**YOUR GOAL**
Could the lines from the start of the data through the line with "(title) at (362,82)" be set down exactly, with no pictures among them?

**SOURCE DATA**
____

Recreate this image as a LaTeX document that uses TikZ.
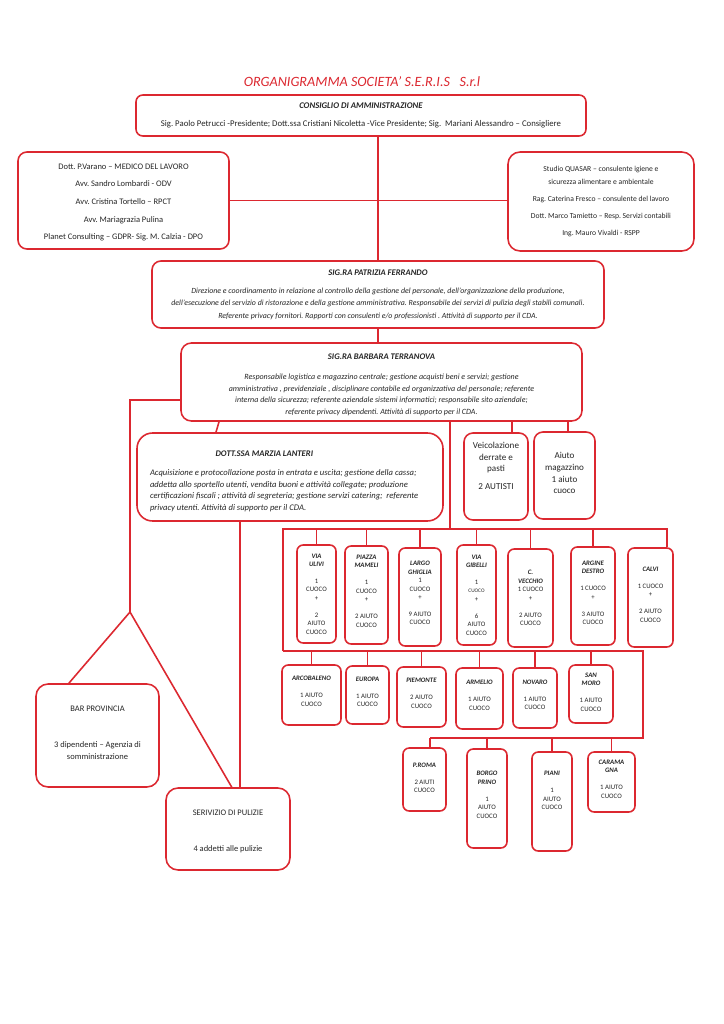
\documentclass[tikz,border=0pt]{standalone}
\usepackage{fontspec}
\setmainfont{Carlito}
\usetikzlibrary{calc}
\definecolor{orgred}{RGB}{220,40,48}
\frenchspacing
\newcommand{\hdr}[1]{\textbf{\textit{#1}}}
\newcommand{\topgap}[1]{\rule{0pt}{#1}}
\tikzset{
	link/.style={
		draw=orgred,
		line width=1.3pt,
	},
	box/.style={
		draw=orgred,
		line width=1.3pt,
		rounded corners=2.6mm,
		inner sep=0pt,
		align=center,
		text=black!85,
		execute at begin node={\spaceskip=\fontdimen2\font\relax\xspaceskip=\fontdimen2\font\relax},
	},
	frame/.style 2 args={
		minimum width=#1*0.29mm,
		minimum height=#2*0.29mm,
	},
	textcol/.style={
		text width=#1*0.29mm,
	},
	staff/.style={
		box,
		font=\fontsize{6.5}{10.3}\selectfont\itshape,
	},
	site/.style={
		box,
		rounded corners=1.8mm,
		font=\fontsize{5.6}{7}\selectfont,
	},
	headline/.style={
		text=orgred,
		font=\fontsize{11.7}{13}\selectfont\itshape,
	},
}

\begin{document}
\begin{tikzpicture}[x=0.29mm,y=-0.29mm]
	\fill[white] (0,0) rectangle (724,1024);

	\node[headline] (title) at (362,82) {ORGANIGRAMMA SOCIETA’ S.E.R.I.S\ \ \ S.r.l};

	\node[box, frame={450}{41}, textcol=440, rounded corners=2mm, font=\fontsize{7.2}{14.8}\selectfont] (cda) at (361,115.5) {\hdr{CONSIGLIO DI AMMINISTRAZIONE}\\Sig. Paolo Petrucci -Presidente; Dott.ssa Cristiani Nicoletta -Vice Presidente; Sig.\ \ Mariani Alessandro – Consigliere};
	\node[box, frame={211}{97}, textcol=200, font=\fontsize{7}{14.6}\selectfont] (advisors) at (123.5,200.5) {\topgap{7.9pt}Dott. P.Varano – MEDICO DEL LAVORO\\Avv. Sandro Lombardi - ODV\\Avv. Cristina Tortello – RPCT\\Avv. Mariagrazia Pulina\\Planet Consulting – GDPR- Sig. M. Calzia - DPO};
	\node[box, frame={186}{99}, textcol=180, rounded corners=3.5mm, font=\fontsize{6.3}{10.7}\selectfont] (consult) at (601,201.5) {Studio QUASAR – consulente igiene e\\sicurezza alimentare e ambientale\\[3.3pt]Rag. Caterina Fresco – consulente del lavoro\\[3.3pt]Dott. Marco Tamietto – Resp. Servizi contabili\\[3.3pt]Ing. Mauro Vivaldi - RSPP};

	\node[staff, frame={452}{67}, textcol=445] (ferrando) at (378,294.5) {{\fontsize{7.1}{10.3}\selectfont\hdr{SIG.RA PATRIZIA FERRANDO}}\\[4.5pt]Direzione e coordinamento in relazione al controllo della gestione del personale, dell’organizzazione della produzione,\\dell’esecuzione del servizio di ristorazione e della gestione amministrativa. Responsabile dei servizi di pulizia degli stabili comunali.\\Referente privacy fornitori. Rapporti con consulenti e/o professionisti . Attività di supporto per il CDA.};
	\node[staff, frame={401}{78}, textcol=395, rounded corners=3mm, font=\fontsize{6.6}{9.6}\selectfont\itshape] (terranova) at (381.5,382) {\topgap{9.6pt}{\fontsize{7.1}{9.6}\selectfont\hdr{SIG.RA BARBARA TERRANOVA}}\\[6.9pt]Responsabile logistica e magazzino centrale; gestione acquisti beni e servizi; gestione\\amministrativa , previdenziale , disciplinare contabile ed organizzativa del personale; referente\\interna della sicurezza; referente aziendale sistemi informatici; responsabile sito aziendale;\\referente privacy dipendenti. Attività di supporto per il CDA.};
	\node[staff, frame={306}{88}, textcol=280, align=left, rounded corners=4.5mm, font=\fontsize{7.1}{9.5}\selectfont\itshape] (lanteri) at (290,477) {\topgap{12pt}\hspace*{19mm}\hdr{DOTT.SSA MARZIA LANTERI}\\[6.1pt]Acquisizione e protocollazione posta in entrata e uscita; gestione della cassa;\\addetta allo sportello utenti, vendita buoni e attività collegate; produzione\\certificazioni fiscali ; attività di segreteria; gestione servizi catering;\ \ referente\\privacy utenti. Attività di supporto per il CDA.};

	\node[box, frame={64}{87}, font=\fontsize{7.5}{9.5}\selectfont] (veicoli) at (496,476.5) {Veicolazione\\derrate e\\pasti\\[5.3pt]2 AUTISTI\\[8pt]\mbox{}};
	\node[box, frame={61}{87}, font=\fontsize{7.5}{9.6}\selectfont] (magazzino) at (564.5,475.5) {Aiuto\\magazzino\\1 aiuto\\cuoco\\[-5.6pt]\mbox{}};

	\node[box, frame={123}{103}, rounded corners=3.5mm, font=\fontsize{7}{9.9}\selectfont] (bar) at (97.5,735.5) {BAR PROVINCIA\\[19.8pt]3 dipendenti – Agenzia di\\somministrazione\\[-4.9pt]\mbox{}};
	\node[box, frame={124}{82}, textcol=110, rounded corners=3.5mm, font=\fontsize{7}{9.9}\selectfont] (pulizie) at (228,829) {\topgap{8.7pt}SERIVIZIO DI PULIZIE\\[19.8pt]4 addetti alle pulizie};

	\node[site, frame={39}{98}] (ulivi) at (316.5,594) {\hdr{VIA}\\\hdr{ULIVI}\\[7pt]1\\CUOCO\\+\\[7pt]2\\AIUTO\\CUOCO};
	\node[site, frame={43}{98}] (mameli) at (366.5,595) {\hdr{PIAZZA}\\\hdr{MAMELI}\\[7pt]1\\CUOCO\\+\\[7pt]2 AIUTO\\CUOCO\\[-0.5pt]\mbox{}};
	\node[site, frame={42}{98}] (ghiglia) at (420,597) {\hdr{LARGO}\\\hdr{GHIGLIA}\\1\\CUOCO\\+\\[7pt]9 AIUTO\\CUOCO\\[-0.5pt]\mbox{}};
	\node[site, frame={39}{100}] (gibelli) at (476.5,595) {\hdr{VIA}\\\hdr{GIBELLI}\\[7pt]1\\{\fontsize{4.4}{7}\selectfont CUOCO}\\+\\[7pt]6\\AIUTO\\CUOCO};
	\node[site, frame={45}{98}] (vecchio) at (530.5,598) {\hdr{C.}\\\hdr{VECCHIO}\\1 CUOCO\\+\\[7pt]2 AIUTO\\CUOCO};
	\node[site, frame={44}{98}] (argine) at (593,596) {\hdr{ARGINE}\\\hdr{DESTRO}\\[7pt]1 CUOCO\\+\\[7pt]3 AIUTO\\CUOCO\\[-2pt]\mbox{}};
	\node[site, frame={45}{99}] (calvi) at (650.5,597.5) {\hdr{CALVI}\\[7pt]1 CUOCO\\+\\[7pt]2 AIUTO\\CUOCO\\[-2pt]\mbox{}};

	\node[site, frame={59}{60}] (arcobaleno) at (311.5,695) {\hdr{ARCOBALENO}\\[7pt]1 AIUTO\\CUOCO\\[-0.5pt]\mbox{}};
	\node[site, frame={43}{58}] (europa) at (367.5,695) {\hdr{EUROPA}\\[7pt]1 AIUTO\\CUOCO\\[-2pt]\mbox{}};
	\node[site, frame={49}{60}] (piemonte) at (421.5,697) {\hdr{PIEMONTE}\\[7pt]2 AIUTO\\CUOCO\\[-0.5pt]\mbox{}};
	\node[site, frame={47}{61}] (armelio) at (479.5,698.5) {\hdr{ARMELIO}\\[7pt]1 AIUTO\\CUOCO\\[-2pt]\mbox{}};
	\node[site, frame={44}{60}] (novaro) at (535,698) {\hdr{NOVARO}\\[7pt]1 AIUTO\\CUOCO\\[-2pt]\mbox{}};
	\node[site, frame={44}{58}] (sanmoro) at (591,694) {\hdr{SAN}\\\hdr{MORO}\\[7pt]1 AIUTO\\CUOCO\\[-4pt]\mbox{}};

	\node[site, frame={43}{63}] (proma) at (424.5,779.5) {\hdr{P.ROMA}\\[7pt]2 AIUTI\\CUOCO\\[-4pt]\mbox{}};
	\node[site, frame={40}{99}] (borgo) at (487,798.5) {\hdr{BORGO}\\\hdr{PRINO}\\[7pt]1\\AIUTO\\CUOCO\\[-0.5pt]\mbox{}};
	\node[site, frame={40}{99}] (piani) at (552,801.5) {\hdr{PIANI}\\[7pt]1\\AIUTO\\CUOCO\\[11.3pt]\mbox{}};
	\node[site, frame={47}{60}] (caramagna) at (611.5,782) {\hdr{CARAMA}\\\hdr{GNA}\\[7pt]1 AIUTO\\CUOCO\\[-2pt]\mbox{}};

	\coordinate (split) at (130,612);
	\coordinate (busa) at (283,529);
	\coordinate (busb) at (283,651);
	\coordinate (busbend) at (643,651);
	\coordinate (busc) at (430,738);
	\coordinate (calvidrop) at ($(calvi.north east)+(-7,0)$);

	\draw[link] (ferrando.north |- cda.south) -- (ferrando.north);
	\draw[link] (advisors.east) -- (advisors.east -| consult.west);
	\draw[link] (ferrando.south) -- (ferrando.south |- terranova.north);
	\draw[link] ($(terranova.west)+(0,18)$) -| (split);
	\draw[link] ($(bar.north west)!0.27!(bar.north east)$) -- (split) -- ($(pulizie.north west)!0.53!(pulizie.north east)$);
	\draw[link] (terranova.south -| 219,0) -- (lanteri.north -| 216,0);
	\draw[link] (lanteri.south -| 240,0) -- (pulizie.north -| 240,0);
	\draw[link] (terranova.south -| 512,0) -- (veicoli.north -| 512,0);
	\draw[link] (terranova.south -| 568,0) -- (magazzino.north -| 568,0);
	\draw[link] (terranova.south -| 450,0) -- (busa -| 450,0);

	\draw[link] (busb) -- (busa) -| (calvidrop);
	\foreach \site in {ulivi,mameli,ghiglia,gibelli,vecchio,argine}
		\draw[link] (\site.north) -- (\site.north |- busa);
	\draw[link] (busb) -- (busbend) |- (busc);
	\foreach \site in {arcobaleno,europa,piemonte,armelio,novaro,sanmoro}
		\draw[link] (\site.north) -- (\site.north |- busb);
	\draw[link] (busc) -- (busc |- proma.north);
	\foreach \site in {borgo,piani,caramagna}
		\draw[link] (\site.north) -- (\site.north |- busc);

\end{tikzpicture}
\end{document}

____

**OUTPUT FOR THIS TASK**
Recreate this image as a LaTeX document that uses TikZ.
\documentclass[tikz,border=0pt]{standalone}
\usepackage{fontspec}
\setmainfont{Carlito}
\usetikzlibrary{calc}
\definecolor{orgred}{RGB}{220,40,48}
\frenchspacing
\newcommand{\hdr}[1]{\textbf{\textit{#1}}}
\newcommand{\topgap}[1]{\rule{0pt}{#1}}
\tikzset{
	link/.style={
		draw=orgred,
		line width=1.3pt,
	},
	box/.style={
		draw=orgred,
		line width=1.3pt,
		rounded corners=2.6mm,
		inner sep=0pt,
		align=center,
		text=black!85,
		execute at begin node={\spaceskip=\fontdimen2\font\relax\xspaceskip=\fontdimen2\font\relax},
	},
	frame/.style 2 args={
		minimum width=#1*0.29mm,
		minimum height=#2*0.29mm,
	},
	textcol/.style={
		text width=#1*0.29mm,
	},
	staff/.style={
		box,
		font=\fontsize{6.5}{10.3}\selectfont\itshape,
	},
	site/.style={
		box,
		rounded corners=1.8mm,
		font=\fontsize{5.6}{7}\selectfont,
	},
	headline/.style={
		text=orgred,
		font=\fontsize{11.7}{13}\selectfont\itshape,
	},
}

\begin{document}
\begin{tikzpicture}[x=0.29mm,y=-0.29mm]
	\fill[white] (0,0) rectangle (724,1024);

	\node[headline] (title) at (362,82) {ORGANIGRAMMA SOCIETA’ S.E.R.I.S\ \ \ S.r.l};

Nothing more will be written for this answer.